- Pitcher
- Born: October 27, 1890 Berkeley Springs, West Virginia, US
- Died: September 24, 1967 (aged 76) Hagerstown, Maryland, US
- Batted: RightThrew: Right

MLB debut
- June 2, 1914, for the Baltimore Terrapins

Last MLB appearance
- June 2, 1914, for the Baltimore Terrapins

MLB statistics
- Win–loss record: 0–0
- Earned run average: 18.00
- Strikeouts: 2
- Stats at Baseball Reference

Teams
- Baltimore Terrapins (1914);

= John Allen (baseball) =

American baseball player (1890-1967)

John Marshall Allen (October 27, 1890 – September 24, 1967) was an American professional baseball player whose career spanned three seasons, including one in Major League Baseball with the Baltimore Terrapins (1914). He played the pitcher position. Allen played one game in the majors and gave-up four runs, all earned. Allen also played in the minor leagues with the Class-C Lynchburg Shoemakers (1912) and the Class-D Hagerstown Terriers (1917). In the minors, Allen compiled a record of 6–8 in 16 games. He also managed one season in 1945 with the Greensboro Patriots. Allen served in World War I.

==Professional career==
Allen began his professional baseball career in 1912 with the Class-C Lynchburg Shoemakers of the Virginia League. With the Shoemakers, Allen compiled a record 2–3 in 44 innings pitched. In 1914, Allen joined the Baltimore Terrapins. On June 2, 1914, Allen played his only Major League Baseball game. He pitched two innings and gave-up two hits, four runs (all earned) and two walks. Allen also struck out two. In Robert Peyton Wiggins's book The Federal League of Base Ball Clubs, he states that Allen "deserted" the Terrapins to play with the minor league Montreal Royals of the International League.

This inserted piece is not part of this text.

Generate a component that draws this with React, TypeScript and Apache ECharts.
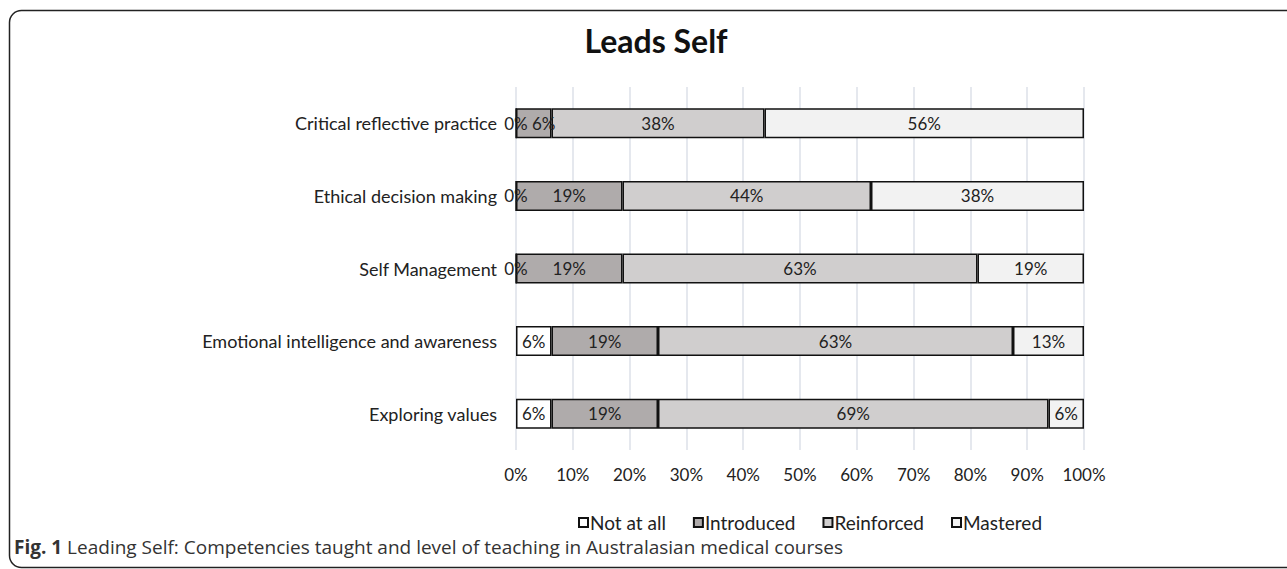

However, the move backfired when Allen was not signed by the Royals. According to the Society for American Baseball Research, Allen served in Europe during World War I. Allen joined the Class-D Hagerstown Terriers of the Blue Ridge League in 1917. He went 4–5 in 10 games. Allen also batted .135 with five hits, one double and one home run in 37 at-bats. In 1945, Allen became the manager of the minor league Greensboro Patriots. It was Allen's only season as a manager.

==Personal==
Allen was born on October 27, 1890, in Berkeley Springs, West Virginia. He died on September 24, 1967, in Hagerstown, Maryland and was buried at Rose Hill Cemetery in Hagerstown.